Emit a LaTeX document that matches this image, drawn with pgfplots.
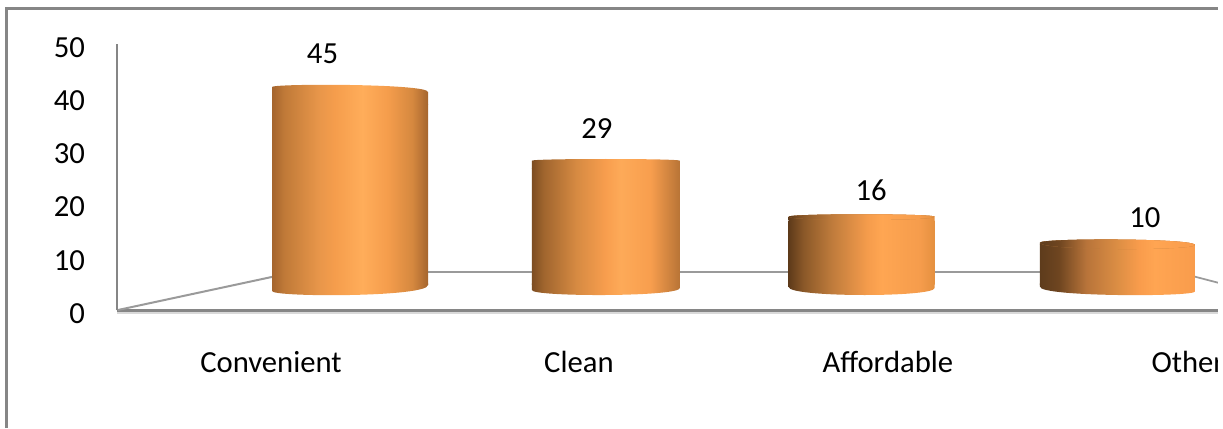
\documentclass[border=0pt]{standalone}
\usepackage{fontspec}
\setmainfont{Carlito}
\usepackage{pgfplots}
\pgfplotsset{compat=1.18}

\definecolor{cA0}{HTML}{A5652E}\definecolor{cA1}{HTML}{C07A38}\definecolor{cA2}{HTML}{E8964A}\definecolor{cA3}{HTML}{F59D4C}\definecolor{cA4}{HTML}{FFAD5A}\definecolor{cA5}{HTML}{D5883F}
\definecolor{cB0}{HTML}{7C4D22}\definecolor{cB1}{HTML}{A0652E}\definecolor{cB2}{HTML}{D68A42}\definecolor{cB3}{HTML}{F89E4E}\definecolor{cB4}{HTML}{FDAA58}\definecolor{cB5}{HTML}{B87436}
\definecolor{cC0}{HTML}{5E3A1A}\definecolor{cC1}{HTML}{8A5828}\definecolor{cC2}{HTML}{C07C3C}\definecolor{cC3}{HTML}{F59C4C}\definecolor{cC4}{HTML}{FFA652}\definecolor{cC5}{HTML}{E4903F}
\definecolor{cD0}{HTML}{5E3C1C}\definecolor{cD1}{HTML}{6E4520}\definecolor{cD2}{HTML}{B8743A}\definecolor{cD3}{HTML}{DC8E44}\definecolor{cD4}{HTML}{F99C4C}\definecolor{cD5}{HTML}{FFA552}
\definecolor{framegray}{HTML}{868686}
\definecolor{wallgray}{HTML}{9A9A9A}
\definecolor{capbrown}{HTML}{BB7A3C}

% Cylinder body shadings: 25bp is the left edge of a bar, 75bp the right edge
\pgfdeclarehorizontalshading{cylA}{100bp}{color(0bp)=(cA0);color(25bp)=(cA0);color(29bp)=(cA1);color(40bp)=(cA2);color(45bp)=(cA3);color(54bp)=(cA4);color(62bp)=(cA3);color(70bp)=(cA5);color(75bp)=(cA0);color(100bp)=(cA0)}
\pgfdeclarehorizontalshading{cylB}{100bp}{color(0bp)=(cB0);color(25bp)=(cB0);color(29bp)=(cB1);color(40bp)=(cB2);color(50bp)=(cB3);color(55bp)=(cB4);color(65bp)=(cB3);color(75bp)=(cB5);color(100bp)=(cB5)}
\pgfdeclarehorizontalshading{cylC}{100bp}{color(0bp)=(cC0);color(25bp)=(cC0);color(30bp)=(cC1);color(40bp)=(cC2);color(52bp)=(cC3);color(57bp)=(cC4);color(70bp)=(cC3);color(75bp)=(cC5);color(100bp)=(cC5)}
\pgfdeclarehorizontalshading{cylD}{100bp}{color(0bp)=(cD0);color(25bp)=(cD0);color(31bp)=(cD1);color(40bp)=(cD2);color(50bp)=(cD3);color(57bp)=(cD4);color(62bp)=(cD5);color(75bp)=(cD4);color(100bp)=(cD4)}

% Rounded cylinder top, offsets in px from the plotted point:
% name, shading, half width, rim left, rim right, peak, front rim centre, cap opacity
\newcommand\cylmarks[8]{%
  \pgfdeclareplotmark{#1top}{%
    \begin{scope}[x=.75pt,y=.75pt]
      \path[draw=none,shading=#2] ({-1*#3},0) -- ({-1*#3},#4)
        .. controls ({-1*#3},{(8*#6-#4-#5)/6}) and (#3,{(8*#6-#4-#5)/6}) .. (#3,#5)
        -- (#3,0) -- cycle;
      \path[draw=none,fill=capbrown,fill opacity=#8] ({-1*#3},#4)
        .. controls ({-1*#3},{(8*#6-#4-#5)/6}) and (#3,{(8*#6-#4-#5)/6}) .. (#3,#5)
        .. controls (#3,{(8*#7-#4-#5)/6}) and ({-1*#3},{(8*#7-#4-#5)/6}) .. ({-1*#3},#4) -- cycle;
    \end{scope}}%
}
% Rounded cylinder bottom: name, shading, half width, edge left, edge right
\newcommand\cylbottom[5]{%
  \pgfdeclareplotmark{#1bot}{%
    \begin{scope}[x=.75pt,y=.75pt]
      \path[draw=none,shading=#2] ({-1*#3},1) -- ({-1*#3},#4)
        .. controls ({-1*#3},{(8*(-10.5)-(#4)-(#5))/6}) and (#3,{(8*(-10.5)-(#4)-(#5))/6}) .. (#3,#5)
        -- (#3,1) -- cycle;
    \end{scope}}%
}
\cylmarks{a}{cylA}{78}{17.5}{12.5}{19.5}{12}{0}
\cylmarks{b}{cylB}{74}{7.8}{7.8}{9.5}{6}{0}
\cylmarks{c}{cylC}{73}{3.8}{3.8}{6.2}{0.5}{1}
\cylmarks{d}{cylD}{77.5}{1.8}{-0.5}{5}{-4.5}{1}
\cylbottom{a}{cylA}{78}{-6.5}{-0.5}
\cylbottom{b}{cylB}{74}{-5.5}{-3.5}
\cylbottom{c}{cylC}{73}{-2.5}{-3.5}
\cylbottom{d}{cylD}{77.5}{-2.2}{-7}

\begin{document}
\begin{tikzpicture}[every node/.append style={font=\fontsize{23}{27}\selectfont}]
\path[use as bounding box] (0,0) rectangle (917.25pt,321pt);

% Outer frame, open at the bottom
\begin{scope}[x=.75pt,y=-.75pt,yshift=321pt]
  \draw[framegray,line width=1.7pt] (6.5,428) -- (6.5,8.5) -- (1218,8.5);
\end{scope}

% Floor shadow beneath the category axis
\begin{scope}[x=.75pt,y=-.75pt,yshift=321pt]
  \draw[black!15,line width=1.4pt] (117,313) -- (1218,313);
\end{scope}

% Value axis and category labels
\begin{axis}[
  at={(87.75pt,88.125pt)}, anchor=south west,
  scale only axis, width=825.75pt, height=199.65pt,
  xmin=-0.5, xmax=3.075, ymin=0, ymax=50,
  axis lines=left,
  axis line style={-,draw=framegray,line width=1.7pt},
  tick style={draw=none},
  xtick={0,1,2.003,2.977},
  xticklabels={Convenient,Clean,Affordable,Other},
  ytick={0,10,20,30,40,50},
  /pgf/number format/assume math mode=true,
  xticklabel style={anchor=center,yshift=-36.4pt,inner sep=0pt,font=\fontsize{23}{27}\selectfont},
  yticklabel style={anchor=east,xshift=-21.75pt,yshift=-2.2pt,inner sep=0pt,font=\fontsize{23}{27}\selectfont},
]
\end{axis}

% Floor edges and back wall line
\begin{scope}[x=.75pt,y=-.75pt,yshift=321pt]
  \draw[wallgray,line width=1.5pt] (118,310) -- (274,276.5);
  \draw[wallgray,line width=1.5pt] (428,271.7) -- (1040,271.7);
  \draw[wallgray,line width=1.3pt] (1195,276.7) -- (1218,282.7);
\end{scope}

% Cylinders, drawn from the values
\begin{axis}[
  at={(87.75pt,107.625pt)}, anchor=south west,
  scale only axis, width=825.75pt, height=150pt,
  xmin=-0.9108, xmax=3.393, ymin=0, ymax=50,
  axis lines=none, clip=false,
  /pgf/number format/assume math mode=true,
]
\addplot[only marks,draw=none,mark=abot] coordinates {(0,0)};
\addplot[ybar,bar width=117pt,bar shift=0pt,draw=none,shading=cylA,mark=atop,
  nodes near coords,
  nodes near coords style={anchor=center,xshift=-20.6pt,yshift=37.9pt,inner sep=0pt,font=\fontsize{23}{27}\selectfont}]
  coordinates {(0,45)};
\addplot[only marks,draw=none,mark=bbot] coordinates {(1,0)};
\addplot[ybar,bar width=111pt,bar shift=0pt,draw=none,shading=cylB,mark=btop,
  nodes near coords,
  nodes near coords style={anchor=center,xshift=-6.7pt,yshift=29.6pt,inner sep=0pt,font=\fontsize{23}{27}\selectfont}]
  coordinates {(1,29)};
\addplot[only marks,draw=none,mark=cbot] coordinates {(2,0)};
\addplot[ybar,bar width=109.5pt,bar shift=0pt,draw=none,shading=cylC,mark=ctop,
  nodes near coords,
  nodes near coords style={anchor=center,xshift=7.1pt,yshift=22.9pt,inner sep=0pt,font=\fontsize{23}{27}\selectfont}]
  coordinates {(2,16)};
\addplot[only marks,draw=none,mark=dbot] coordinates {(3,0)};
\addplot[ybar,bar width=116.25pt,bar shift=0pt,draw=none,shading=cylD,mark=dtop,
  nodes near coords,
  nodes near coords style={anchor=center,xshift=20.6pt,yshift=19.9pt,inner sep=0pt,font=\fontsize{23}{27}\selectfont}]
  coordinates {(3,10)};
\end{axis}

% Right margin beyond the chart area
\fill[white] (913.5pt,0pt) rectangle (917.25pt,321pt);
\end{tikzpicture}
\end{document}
•••••
_To do_
Copy all lines above containing the string "drawn".

_Correct response_
Emit a LaTeX document that matches this image, drawn with pgfplots.
% Cylinders, drawn from the values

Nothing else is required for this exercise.